=== DATA EXTRACT ===

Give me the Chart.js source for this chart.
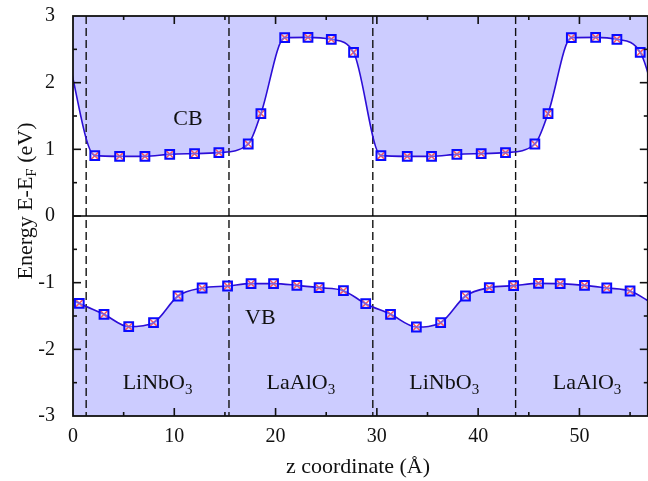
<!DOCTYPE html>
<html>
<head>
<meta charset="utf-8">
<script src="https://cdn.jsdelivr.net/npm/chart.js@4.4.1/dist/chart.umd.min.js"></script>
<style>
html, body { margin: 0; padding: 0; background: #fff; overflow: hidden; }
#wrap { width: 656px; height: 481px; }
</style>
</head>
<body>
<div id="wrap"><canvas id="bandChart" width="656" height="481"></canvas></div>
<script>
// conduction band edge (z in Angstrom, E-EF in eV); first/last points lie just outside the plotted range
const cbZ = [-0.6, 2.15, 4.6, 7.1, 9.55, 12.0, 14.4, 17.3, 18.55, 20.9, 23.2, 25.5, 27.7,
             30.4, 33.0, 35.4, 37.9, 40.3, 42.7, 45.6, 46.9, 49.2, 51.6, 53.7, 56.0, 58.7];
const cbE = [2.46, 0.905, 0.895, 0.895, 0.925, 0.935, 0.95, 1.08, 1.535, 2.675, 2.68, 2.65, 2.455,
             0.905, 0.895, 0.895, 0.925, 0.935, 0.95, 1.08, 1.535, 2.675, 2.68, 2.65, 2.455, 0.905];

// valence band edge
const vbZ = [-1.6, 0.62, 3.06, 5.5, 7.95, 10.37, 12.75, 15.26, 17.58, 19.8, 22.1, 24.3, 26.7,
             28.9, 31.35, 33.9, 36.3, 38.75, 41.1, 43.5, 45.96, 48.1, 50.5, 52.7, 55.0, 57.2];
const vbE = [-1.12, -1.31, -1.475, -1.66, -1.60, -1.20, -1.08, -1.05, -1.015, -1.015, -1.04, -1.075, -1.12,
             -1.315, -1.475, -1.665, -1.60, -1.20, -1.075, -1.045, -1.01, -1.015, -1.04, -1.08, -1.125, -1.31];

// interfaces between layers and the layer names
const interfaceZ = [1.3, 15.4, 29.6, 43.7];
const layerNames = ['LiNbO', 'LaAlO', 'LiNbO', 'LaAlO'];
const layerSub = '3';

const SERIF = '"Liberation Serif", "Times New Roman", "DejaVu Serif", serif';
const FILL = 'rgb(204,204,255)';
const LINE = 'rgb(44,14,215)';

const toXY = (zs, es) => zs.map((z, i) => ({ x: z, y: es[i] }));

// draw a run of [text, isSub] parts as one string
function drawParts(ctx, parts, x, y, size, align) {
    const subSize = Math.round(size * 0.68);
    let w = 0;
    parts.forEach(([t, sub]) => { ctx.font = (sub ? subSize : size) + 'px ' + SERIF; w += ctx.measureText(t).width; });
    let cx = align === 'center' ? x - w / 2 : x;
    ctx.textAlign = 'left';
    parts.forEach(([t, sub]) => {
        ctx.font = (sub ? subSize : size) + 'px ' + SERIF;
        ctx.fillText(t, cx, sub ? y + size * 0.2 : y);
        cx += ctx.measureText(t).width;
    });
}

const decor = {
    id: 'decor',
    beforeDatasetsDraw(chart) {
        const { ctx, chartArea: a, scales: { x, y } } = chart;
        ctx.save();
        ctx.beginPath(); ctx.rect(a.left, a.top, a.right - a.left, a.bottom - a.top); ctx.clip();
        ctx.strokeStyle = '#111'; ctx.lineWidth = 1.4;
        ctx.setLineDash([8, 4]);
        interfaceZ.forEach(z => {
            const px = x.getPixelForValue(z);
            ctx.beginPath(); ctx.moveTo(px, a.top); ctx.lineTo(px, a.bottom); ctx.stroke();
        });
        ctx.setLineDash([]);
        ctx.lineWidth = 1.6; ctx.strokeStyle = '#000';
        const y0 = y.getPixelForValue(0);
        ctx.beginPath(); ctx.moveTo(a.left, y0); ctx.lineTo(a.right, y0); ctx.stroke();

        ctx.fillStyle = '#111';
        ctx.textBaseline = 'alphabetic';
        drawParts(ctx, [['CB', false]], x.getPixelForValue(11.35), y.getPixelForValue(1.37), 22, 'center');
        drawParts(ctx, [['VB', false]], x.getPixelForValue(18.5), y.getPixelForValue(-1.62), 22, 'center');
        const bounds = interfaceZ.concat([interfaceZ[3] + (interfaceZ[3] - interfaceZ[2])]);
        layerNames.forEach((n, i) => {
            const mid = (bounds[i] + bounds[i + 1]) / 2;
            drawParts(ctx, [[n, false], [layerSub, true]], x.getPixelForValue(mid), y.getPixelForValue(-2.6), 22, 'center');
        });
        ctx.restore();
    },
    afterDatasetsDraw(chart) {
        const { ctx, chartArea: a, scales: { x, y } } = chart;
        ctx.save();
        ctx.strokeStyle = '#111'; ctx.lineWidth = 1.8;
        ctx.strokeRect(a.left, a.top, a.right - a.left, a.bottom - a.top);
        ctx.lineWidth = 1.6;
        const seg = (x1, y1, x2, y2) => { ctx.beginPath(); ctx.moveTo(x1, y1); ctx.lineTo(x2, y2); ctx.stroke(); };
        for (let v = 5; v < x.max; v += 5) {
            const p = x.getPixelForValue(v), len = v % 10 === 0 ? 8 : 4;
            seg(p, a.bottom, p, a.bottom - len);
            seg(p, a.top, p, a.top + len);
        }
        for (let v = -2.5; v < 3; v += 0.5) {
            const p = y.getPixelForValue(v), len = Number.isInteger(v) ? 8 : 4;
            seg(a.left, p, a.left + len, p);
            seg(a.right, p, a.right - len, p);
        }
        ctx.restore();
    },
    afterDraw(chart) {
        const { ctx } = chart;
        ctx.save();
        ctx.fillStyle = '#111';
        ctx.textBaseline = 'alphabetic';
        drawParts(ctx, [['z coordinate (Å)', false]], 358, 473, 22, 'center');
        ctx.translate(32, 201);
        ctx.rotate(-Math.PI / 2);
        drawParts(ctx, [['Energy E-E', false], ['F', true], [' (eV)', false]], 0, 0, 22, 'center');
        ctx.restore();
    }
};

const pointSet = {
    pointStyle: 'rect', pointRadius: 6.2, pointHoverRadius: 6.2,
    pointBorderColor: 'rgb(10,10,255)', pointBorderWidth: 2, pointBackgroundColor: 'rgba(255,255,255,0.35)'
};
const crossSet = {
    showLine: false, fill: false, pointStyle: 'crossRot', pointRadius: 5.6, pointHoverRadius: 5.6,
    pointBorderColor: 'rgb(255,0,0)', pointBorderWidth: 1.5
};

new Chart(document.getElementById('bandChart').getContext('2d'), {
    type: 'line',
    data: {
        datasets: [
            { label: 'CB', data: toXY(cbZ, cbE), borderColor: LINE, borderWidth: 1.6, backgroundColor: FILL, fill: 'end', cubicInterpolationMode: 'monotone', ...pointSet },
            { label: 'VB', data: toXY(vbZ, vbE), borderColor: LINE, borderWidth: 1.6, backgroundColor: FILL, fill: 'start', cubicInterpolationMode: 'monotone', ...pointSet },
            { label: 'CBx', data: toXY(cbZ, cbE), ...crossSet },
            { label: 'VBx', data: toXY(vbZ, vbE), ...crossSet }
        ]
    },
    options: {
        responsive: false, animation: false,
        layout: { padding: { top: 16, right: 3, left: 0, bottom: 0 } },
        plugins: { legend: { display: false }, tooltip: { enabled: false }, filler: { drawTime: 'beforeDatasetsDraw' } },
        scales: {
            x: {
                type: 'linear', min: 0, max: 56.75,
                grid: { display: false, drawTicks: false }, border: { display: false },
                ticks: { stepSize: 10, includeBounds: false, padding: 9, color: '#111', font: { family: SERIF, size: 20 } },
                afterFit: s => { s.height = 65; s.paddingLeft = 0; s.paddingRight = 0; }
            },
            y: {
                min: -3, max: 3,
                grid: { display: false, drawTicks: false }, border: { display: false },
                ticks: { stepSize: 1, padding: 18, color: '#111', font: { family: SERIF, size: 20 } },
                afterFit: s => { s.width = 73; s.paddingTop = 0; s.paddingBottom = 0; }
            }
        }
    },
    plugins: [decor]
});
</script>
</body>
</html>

===

• [PROBLEM DESCRIPTION] Return the material line for line, from its beginning to the line that contains "2.65, 2.455, 0.905];", with the pictures left out.

• [ANSWER]
Give me the Chart.js source for this chart.
<!DOCTYPE html>
<html>
<head>
<meta charset="utf-8">
<script src="https://cdn.jsdelivr.net/npm/chart.js@4.4.1/dist/chart.umd.min.js"></script>
<style>
html, body { margin: 0; padding: 0; background: #fff; overflow: hidden; }
#wrap { width: 656px; height: 481px; }
</style>
</head>
<body>
<div id="wrap"><canvas id="bandChart" width="656" height="481"></canvas></div>
<script>
// conduction band edge (z in Angstrom, E-EF in eV); first/last points lie just outside the plotted range
const cbZ = [-0.6, 2.15, 4.6, 7.1, 9.55, 12.0, 14.4, 17.3, 18.55, 20.9, 23.2, 25.5, 27.7,
             30.4, 33.0, 35.4, 37.9, 40.3, 42.7, 45.6, 46.9, 49.2, 51.6, 53.7, 56.0, 58.7];
const cbE = [2.46, 0.905, 0.895, 0.895, 0.925, 0.935, 0.95, 1.08, 1.535, 2.675, 2.68, 2.65, 2.455,
             0.905, 0.895, 0.895, 0.925, 0.935, 0.95, 1.08, 1.535, 2.675, 2.68, 2.65, 2.455, 0.905];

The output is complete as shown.